── SUPPLIED DATA
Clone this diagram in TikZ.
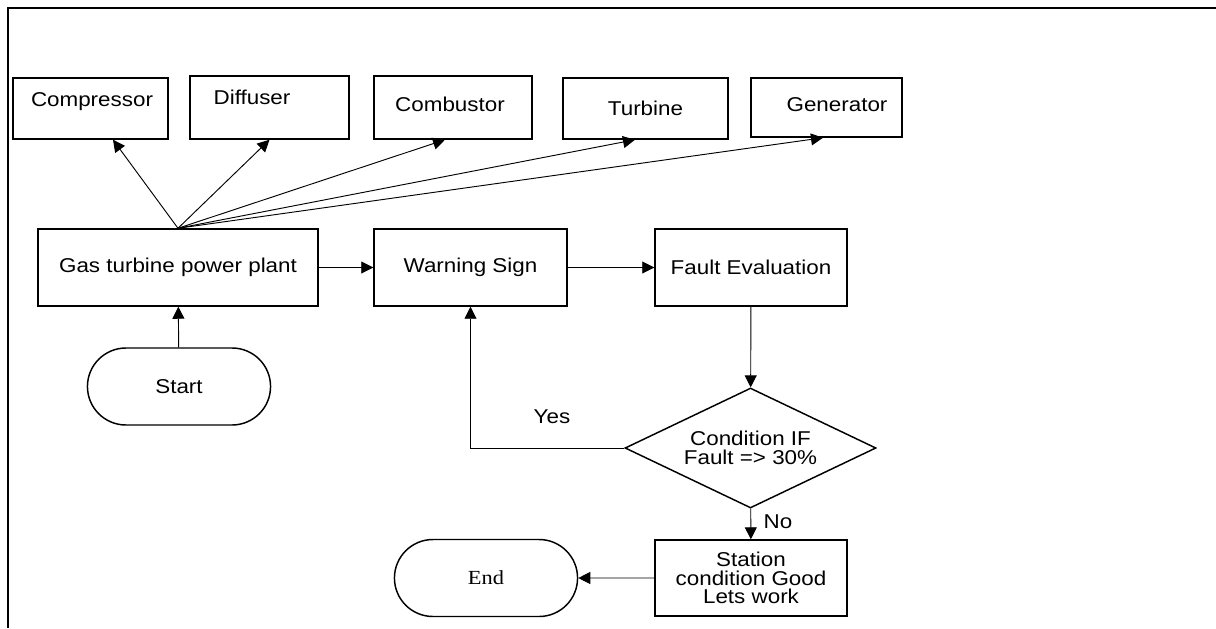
\documentclass[tikz,border=0pt]{standalone}
\usepackage{fontspec}
\setmainfont{Liberation Sans}[FakeStretch=1.12]
\newfontfamily\serifend{Liberation Serif}[FakeStretch=1.12]
\usetikzlibrary{arrows.meta,shapes.geometric,shapes.misc}
\newlength\pxu
\setlength\pxu{0.75pt}

\begin{document}
\begin{tikzpicture}[->,>={Triangle[length=9pt,width=9pt]},x=0.75pt,y=-0.75pt]
        \tikzstyle{every node}=[font=\fontsize{15}{14}\selectfont]
        \tikzstyle{unit}=[rectangle,draw=black,line width=1.1pt,inner sep=0pt,align=center]
        \tikzstyle{terminal}=[rounded rectangle,draw=black,line width=1.1pt,minimum width=192\pxu,minimum height=77\pxu]
        \tikzstyle{decision}=[diamond,draw=black,line width=1.1pt,inner sep=0pt,aspect=2.1,align=center]
        \tikzstyle{edge}=[draw,line width=0.7pt]
        \tikzstyle{frame}=[draw,line width=1.6pt,-]
        \useasboundingbox (0,0) rectangle (1216,628);
        \path[frame] (8,628) -- (8,8) -- (1216,8);
       \begin{scope}
         % plant components
         \node [unit,minimum width=155\pxu,minimum height=61\pxu,label={[xshift=1.5\pxu,yshift=6.5\pxu]center:Compressor}] (comp) at (90.5,108.5) {};
         \node [unit,minimum width=159\pxu,minimum height=63\pxu,label={[xshift=-17.5\pxu,yshift=10.5\pxu]center:Diffuser}] (diff) at (269.5,107.5) {};
         \node [unit,minimum width=158\pxu,minimum height=63\pxu,label={[xshift=-3\pxu,yshift=3.5\pxu]center:Combustor}] (comb) at (453,107.5) {};
         \node [unit,minimum width=165\pxu,minimum height=61\pxu] (turb) at (645.5,108.5) {Turbine};
         \node [unit,minimum width=151\pxu,minimum height=59\pxu,label={[xshift=10.5\pxu,yshift=2.5\pxu]center:Generator}] (gen) at (826.5,107.5) {};
         % main flow
         \node [unit,minimum width=280\pxu,minimum height=77\pxu] (gas) at (178,267.5) {Gas turbine power plant};
         \node [unit,minimum width=193\pxu,minimum height=77\pxu] (warn) at (470.5,267.5) {Warning Sign};
         \node [unit,minimum width=192\pxu,minimum height=77\pxu] (fault) at (751,267.5) {Fault Evaluation};
         \node [terminal] (start) at (179,386.5) {Start};
         \node [decision,minimum width=251\pxu,minimum height=120\pxu] (cond) at (750.5,448) {Condition IF\\Fault => 30\%};
         \node [unit,minimum width=192\pxu,minimum height=76\pxu] (good) at (751,578) {Station\\condition Good\\Lets work};
         \node [terminal,font=\serifend\fontsize{15}{14}\selectfont] (stop) at (486,578) {End};
         \node (yes) at (552,417) {Yes};
         \node (no) at (778,522) {No};
         % connectors
         \path (gas.north) edge[edge] ([xshift=22.5\pxu]comp.south)
                           edge[edge] (diff.south)
                           edge[edge] ([xshift=-8\pxu]comb.south)
                           edge[edge] ([xshift=-10.5\pxu]turb.south)
                           edge[edge] ([xshift=-3.5\pxu]gen.south);
         \path[edge] (start) edge (gas);
         \path[edge] (gas) edge (warn);
         \path[edge] (warn) edge (fault);
         \path[edge] (fault) edge (cond);
         \path[edge] (cond.west) -| (warn.south);
         \path[edge] (cond) edge (good);
         \path[edge] (good) edge (stop);
        \end{scope}
      \end{tikzpicture}
\end{document}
────
* [WHAT YOU HAVE TO DO] Your task is to repeat the material above exactly, without its pictures.

* [SOLUTION]
Clone this diagram in TikZ.
\documentclass[tikz,border=0pt]{standalone}
\usepackage{fontspec}
\setmainfont{Liberation Sans}[FakeStretch=1.12]
\newfontfamily\serifend{Liberation Serif}[FakeStretch=1.12]
\usetikzlibrary{arrows.meta,shapes.geometric,shapes.misc}
\newlength\pxu
\setlength\pxu{0.75pt}

\begin{document}
\begin{tikzpicture}[->,>={Triangle[length=9pt,width=9pt]},x=0.75pt,y=-0.75pt]
        \tikzstyle{every node}=[font=\fontsize{15}{14}\selectfont]
        \tikzstyle{unit}=[rectangle,draw=black,line width=1.1pt,inner sep=0pt,align=center]
        \tikzstyle{terminal}=[rounded rectangle,draw=black,line width=1.1pt,minimum width=192\pxu,minimum height=77\pxu]
        \tikzstyle{decision}=[diamond,draw=black,line width=1.1pt,inner sep=0pt,aspect=2.1,align=center]
        \tikzstyle{edge}=[draw,line width=0.7pt]
        \tikzstyle{frame}=[draw,line width=1.6pt,-]
        \useasboundingbox (0,0) rectangle (1216,628);
        \path[frame] (8,628) -- (8,8) -- (1216,8);
       \begin{scope}
         % plant components
         \node [unit,minimum width=155\pxu,minimum height=61\pxu,label={[xshift=1.5\pxu,yshift=6.5\pxu]center:Compressor}] (comp) at (90.5,108.5) {};
         \node [unit,minimum width=159\pxu,minimum height=63\pxu,label={[xshift=-17.5\pxu,yshift=10.5\pxu]center:Diffuser}] (diff) at (269.5,107.5) {};
         \node [unit,minimum width=158\pxu,minimum height=63\pxu,label={[xshift=-3\pxu,yshift=3.5\pxu]center:Combustor}] (comb) at (453,107.5) {};
         \node [unit,minimum width=165\pxu,minimum height=61\pxu] (turb) at (645.5,108.5) {Turbine};
         \node [unit,minimum width=151\pxu,minimum height=59\pxu,label={[xshift=10.5\pxu,yshift=2.5\pxu]center:Generator}] (gen) at (826.5,107.5) {};
         % main flow
         \node [unit,minimum width=280\pxu,minimum height=77\pxu] (gas) at (178,267.5) {Gas turbine power plant};
         \node [unit,minimum width=193\pxu,minimum height=77\pxu] (warn) at (470.5,267.5) {Warning Sign};
         \node [unit,minimum width=192\pxu,minimum height=77\pxu] (fault) at (751,267.5) {Fault Evaluation};
         \node [terminal] (start) at (179,386.5) {Start};
         \node [decision,minimum width=251\pxu,minimum height=120\pxu] (cond) at (750.5,448) {Condition IF\\Fault => 30\%};
         \node [unit,minimum width=192\pxu,minimum height=76\pxu] (good) at (751,578) {Station\\condition Good\\Lets work};
         \node [terminal,font=\serifend\fontsize{15}{14}\selectfont] (stop) at (486,578) {End};
         \node (yes) at (552,417) {Yes};
         \node (no) at (778,522) {No};
         % connectors
         \path (gas.north) edge[edge] ([xshift=22.5\pxu]comp.south)
                           edge[edge] (diff.south)
                           edge[edge] ([xshift=-8\pxu]comb.south)
                           edge[edge] ([xshift=-10.5\pxu]turb.south)
                           edge[edge] ([xshift=-3.5\pxu]gen.south);
         \path[edge] (start) edge (gas);
         \path[edge] (gas) edge (warn);
         \path[edge] (warn) edge (fault);
         \path[edge] (fault) edge (cond);
         \path[edge] (cond.west) -| (warn.south);
         \path[edge] (cond) edge (good);
         \path[edge] (good) edge (stop);
        \end{scope}
      \end{tikzpicture}
\end{document}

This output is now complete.